▶ _Exercise objective_
Set down each line from the one containing "Give me the" to the one containing "const yTicks = [0, 1, 2, 3, 4, 5];", inclusive, exactly as written and with nothing further.

▶ _Information given_
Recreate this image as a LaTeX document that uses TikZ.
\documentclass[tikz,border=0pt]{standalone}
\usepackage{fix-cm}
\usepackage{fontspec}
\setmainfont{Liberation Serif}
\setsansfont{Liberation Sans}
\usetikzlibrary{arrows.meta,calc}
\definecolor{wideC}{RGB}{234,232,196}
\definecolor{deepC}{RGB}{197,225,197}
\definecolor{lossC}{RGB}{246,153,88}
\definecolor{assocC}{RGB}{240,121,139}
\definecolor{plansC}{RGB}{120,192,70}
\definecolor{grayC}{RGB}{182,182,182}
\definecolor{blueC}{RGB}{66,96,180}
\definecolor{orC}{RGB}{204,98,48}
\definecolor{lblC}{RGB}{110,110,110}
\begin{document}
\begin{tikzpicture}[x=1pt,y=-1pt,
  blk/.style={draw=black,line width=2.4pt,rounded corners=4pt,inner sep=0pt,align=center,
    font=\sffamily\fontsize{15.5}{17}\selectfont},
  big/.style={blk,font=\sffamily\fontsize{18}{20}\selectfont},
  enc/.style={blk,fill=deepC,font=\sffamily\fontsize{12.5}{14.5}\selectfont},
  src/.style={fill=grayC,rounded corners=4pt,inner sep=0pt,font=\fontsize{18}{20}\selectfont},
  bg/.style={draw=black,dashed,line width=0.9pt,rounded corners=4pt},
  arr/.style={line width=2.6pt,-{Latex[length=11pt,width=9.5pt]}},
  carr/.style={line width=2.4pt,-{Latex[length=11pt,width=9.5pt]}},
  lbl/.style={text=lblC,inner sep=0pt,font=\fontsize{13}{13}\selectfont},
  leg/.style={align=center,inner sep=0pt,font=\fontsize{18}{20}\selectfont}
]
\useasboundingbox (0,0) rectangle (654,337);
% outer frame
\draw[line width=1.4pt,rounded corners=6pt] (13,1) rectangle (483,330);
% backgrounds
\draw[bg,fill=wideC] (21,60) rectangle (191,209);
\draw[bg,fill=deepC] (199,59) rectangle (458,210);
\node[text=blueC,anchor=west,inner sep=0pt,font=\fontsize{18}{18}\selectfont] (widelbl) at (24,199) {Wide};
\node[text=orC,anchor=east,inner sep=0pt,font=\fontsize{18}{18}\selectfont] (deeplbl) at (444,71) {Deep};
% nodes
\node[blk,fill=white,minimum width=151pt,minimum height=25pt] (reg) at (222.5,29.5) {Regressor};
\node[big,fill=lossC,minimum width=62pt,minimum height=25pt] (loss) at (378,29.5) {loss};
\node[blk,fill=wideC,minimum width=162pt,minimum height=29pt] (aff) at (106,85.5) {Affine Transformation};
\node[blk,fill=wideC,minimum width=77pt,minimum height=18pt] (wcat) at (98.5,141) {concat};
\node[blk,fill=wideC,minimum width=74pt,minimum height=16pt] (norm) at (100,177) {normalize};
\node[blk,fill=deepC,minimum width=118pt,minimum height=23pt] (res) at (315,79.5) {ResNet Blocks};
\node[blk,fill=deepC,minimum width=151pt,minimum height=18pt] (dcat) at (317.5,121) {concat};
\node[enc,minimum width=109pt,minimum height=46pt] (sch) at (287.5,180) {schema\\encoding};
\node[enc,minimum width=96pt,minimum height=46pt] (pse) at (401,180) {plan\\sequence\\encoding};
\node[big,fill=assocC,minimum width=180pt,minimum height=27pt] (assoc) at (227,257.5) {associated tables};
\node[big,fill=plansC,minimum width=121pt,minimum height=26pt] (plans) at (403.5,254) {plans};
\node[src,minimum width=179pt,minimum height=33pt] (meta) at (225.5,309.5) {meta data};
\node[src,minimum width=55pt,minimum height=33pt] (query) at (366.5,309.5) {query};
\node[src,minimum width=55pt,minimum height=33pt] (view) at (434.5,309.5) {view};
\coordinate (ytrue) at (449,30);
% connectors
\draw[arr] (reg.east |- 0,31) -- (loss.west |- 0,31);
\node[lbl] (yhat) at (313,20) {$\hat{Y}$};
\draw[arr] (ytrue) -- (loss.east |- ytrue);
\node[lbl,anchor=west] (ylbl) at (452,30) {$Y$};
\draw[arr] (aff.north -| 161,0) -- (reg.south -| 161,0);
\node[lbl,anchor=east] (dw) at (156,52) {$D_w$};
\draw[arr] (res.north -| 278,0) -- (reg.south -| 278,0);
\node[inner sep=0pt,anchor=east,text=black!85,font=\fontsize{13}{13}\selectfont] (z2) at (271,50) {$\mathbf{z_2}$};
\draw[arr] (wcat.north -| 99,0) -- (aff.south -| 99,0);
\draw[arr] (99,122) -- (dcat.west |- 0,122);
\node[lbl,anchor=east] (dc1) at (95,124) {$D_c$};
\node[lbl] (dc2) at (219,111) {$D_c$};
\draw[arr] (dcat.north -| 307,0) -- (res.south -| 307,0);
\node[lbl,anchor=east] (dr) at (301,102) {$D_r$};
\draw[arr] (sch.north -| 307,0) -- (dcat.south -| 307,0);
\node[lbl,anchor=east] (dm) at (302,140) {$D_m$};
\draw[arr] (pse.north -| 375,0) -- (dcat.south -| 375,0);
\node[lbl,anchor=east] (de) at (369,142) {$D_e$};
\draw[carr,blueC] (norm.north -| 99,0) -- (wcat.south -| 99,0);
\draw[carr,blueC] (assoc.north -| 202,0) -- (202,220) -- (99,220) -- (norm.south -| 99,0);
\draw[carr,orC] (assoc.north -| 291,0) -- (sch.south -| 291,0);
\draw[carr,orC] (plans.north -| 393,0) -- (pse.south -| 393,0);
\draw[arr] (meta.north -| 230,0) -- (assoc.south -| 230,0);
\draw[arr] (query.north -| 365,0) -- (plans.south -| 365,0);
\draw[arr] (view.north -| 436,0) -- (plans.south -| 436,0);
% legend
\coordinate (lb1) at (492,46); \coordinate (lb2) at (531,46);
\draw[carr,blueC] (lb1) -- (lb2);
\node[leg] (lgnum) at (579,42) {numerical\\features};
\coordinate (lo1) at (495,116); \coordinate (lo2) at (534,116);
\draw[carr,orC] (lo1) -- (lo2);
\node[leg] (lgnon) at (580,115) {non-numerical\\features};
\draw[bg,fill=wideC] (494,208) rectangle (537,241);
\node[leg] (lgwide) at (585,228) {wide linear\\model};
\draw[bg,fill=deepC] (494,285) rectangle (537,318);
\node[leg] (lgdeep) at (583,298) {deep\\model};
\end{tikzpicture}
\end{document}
* * *
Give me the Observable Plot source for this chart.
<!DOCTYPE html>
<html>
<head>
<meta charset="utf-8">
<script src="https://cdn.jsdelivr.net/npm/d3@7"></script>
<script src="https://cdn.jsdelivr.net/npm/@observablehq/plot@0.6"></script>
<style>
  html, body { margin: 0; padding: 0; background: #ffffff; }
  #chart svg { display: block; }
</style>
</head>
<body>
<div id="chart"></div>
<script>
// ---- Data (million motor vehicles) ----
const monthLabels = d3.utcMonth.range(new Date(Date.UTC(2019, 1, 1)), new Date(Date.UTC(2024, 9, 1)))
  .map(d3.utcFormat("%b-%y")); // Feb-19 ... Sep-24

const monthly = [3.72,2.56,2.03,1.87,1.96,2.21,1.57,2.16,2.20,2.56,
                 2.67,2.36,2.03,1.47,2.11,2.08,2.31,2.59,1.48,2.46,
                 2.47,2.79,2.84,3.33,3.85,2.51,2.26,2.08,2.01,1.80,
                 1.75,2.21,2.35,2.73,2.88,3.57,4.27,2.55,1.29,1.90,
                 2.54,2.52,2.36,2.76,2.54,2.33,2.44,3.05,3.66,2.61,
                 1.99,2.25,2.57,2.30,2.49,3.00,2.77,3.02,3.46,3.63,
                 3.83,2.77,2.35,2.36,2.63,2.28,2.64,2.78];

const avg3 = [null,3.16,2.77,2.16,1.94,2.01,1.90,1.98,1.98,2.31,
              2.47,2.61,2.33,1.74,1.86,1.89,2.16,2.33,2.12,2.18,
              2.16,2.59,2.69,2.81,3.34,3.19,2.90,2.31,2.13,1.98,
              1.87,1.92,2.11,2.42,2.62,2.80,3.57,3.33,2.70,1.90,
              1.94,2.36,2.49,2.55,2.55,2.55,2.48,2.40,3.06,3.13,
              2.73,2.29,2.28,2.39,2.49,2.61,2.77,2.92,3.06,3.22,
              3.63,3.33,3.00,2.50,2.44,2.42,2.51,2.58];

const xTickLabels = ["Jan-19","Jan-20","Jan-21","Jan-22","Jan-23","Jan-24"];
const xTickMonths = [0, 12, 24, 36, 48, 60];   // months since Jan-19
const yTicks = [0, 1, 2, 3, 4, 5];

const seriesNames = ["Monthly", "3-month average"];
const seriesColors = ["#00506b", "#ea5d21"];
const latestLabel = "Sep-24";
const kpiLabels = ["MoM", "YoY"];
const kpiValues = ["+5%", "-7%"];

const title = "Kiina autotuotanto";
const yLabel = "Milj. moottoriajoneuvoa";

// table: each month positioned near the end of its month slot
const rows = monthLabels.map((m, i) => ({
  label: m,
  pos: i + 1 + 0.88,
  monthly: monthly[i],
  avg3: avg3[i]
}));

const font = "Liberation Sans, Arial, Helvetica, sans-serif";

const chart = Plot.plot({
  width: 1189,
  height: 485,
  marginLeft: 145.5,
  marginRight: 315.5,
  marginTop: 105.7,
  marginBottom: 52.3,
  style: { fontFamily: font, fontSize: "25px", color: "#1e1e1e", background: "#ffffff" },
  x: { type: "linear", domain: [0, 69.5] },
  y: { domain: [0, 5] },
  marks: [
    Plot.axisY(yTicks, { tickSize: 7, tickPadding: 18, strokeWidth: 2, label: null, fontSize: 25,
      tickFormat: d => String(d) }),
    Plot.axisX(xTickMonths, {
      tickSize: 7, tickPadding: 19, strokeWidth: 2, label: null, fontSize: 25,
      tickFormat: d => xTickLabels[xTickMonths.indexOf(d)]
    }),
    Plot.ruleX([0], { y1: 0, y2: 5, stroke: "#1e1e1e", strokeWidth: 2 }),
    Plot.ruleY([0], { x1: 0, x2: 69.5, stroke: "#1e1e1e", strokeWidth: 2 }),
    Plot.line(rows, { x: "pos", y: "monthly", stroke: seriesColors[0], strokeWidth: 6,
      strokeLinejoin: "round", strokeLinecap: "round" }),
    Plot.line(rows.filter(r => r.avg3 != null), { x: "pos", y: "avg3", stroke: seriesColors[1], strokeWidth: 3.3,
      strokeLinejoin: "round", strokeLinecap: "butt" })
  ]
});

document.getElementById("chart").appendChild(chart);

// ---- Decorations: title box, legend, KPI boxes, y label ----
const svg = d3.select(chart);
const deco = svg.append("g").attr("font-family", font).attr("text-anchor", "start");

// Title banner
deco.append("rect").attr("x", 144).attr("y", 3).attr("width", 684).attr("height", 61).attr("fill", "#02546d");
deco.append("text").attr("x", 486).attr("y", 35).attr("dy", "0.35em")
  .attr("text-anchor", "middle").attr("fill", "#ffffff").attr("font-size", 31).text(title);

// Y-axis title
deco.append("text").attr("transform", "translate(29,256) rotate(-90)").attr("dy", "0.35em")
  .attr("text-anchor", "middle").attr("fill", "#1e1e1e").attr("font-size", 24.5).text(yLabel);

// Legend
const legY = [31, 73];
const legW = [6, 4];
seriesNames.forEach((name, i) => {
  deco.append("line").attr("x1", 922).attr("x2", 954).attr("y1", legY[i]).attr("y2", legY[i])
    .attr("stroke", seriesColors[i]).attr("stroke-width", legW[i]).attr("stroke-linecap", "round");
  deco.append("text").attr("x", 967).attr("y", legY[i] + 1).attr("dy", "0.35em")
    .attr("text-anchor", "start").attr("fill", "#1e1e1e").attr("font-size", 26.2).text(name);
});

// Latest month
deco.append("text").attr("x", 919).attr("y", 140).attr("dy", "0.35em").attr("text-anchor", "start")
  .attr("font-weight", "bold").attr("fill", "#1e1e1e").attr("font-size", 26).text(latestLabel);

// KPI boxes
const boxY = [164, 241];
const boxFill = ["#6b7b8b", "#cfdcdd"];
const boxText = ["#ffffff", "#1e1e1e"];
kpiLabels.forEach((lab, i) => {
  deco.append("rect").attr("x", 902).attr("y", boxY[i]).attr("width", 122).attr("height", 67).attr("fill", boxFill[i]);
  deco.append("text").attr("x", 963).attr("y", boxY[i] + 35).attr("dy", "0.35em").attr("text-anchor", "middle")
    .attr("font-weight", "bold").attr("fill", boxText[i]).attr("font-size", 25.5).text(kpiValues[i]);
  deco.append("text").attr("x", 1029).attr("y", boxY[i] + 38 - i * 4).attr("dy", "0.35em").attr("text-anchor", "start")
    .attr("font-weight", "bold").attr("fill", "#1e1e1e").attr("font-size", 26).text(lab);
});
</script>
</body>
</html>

▶ _Solution for this problem_
Give me the Observable Plot source for this chart.
<!DOCTYPE html>
<html>
<head>
<meta charset="utf-8">
<script src="https://cdn.jsdelivr.net/npm/d3@7"></script>
<script src="https://cdn.jsdelivr.net/npm/@observablehq/plot@0.6"></script>
<style>
  html, body { margin: 0; padding: 0; background: #ffffff; }
  #chart svg { display: block; }
</style>
</head>
<body>
<div id="chart"></div>
<script>
// ---- Data (million motor vehicles) ----
const monthLabels = d3.utcMonth.range(new Date(Date.UTC(2019, 1, 1)), new Date(Date.UTC(2024, 9, 1)))
  .map(d3.utcFormat("%b-%y")); // Feb-19 ... Sep-24

const monthly = [3.72,2.56,2.03,1.87,1.96,2.21,1.57,2.16,2.20,2.56,
                 2.67,2.36,2.03,1.47,2.11,2.08,2.31,2.59,1.48,2.46,
                 2.47,2.79,2.84,3.33,3.85,2.51,2.26,2.08,2.01,1.80,
                 1.75,2.21,2.35,2.73,2.88,3.57,4.27,2.55,1.29,1.90,
                 2.54,2.52,2.36,2.76,2.54,2.33,2.44,3.05,3.66,2.61,
                 1.99,2.25,2.57,2.30,2.49,3.00,2.77,3.02,3.46,3.63,
                 3.83,2.77,2.35,2.36,2.63,2.28,2.64,2.78];

const avg3 = [null,3.16,2.77,2.16,1.94,2.01,1.90,1.98,1.98,2.31,
              2.47,2.61,2.33,1.74,1.86,1.89,2.16,2.33,2.12,2.18,
              2.16,2.59,2.69,2.81,3.34,3.19,2.90,2.31,2.13,1.98,
              1.87,1.92,2.11,2.42,2.62,2.80,3.57,3.33,2.70,1.90,
              1.94,2.36,2.49,2.55,2.55,2.55,2.48,2.40,3.06,3.13,
              2.73,2.29,2.28,2.39,2.49,2.61,2.77,2.92,3.06,3.22,
              3.63,3.33,3.00,2.50,2.44,2.42,2.51,2.58];

const xTickLabels = ["Jan-19","Jan-20","Jan-21","Jan-22","Jan-23","Jan-24"];
const xTickMonths = [0, 12, 24, 36, 48, 60];   // months since Jan-19
const yTicks = [0, 1, 2, 3, 4, 5];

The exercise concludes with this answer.